How to pull back an email that has already been sent?
After it was sent, probably in no way, but
the administrator of the receiving server (who manages the mailbox of the e-mail address of the wrong recipient), could still physically delete the mail from the server before it is accessed. It is a question of time and opportunity.
Time. This is obviously useful as long as it has not yet been downloaded. After that, he can still delete the server copy, but he cannot delete the downloaded one(s).
Opportunity. The administrator of the receiving server may have not the legal right to do it. Or even the possibility to act in time.

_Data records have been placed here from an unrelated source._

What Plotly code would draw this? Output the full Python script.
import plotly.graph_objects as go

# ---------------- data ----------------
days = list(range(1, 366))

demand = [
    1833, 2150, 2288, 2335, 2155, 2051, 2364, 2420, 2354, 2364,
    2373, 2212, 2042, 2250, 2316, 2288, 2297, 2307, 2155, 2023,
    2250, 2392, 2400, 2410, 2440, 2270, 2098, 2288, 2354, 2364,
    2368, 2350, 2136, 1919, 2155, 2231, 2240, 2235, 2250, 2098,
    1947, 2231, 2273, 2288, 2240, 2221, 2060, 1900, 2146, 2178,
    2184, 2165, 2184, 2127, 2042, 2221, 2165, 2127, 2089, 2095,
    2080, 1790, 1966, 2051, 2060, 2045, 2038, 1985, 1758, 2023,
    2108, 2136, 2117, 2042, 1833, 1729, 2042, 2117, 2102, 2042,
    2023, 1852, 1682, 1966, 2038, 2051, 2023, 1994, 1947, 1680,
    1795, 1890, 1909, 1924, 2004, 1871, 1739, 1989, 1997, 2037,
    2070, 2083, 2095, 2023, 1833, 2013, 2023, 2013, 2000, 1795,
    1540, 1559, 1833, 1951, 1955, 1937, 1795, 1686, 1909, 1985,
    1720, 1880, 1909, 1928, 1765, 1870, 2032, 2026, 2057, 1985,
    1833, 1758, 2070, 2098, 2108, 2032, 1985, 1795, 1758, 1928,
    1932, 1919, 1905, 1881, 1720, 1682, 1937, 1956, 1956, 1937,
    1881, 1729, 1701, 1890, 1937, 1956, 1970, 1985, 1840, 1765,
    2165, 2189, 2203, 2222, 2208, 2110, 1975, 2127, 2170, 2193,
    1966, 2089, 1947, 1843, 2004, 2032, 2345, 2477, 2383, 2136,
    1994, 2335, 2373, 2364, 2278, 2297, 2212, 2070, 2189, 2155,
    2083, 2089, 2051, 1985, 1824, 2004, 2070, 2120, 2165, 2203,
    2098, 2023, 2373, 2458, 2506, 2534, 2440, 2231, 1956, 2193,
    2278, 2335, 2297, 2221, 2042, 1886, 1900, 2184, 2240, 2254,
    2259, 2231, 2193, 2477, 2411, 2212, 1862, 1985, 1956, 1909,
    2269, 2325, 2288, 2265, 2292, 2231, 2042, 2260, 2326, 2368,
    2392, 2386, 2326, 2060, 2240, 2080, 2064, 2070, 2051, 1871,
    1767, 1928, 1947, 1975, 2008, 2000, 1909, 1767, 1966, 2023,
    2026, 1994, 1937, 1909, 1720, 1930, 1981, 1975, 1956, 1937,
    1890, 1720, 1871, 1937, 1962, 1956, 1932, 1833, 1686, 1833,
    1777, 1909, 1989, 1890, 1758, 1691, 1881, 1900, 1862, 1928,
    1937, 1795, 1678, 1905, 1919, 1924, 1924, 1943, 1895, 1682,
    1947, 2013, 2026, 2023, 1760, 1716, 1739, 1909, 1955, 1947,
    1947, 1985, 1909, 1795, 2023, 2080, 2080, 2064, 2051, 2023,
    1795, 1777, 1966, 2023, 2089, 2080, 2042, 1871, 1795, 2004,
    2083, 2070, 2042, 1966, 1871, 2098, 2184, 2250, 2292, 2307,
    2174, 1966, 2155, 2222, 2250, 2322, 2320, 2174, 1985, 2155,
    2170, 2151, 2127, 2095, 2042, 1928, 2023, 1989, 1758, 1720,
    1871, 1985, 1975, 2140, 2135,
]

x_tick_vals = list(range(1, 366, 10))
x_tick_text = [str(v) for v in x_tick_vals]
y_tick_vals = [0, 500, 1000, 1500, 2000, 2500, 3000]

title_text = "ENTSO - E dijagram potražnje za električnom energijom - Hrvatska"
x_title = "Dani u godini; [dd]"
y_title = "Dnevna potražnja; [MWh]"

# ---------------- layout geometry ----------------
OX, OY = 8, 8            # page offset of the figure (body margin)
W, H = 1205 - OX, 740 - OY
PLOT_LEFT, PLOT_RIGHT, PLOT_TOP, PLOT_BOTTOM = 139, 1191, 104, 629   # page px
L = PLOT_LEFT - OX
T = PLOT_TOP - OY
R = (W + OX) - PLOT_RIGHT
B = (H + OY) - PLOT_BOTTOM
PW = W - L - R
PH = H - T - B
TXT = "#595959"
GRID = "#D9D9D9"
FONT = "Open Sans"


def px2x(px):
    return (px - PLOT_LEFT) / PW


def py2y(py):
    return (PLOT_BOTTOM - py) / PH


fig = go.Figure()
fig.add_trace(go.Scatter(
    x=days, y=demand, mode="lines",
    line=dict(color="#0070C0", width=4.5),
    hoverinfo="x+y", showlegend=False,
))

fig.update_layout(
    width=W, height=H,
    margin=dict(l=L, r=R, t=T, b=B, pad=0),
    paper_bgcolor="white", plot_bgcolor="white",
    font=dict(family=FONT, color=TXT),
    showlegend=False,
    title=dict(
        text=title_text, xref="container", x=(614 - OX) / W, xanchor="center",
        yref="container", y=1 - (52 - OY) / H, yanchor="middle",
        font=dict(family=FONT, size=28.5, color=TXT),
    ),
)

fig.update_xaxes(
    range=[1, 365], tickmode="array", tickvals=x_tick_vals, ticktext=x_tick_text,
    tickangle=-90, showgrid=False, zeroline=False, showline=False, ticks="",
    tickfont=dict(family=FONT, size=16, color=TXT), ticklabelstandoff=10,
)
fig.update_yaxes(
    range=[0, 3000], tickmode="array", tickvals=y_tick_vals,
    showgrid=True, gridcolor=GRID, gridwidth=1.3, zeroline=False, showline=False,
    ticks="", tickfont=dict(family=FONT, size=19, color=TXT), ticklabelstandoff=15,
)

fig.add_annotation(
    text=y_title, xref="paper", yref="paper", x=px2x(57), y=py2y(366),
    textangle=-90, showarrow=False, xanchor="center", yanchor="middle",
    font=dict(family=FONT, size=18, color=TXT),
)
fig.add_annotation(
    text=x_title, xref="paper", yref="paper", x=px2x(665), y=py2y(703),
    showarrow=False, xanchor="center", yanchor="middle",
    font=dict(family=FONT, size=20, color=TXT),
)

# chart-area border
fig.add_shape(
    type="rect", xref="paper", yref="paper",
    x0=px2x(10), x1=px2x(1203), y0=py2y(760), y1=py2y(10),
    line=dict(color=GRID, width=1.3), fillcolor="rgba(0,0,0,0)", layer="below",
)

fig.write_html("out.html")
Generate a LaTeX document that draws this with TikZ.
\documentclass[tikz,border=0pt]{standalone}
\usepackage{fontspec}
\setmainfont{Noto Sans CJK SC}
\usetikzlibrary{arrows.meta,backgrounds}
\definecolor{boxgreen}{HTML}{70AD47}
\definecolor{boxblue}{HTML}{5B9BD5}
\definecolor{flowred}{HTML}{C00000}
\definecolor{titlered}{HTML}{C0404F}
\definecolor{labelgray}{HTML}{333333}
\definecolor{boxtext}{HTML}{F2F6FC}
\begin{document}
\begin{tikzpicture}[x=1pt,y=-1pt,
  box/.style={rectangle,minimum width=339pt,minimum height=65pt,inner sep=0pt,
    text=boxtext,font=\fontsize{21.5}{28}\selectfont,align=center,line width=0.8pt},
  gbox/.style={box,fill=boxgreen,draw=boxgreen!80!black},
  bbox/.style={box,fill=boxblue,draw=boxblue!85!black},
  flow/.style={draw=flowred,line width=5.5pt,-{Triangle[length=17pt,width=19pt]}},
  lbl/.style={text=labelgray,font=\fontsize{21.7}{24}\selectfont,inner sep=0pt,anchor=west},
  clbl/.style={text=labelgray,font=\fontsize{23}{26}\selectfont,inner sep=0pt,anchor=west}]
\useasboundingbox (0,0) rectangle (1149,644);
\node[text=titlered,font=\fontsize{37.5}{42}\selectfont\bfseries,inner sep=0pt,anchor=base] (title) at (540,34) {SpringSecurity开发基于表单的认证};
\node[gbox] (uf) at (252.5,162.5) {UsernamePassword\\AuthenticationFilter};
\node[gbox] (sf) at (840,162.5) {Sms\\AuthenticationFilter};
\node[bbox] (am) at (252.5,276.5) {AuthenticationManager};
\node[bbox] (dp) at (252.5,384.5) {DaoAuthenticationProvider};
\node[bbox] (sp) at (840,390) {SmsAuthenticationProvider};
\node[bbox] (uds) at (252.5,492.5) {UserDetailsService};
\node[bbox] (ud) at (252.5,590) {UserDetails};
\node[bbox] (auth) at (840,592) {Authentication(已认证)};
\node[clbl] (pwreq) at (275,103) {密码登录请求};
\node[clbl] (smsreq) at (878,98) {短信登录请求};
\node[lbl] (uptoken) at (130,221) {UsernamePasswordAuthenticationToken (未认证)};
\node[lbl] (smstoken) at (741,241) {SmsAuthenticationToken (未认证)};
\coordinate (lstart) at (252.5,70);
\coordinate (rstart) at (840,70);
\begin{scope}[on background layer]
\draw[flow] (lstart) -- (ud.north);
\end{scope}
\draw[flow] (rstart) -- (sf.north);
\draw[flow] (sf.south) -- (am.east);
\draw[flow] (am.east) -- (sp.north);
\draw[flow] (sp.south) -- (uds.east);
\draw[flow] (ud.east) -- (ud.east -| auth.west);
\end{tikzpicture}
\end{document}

However, if it is an email within the company and an internal server is used, an email to and a quick phone call to the mail administrator could still be sufficient (when the company policies allow it).
Safe procedures at work
Instead, you may need to use in advance safe procedures at work, especially dealing with sensitive content.
Use encryption , e.g. PGP, for the attachment with the public key given by the receiver. If you sent the attachement to the wrong people they will not be able to read. Using the key given by the right receiver you doublecheck your work.
Put attachments as links to a (local) cloud copy instead of the file. It is easy and quick in this case to delete, rename, change the permission to the file so that the link included in the mail become broken.
Use encryption and send the password via a different communication way. (Once again doublechecking).
Some words more (tl;dr)
An email written on your computer is sent from your client (outlook, your web browser ...) to a sending mail server which processes the request by sending it to a receiving server. Received mail is here archived with the attachment in the final recipient area, waiting for the user to download it. Everything happens in a few moments.
You can act in each step:
Before it exits from the sending server.
Some clients and some provider online pages (gmail ...) have a grace time: they allow you to defer the sending time by a few seconds (usually up to 30): this is a compromise between immediacy shipment and the time to reconsider/realize that an attachment is missing, or there has been an inadvertent sending. You have read an undo action, but the mail has not actually been sent yet.
After it is received but not delivered to the final recipient.
Some services (Microsoft, ...) allow to pull back a mail, within a corporate network; it does not always work when the deletion occurs after synchronization by a client set to make local copies and delete only at the explicit request of the user.
If you can contact and convince the administrator of the receiving email address in time, they can delete the mail not yet downloaded.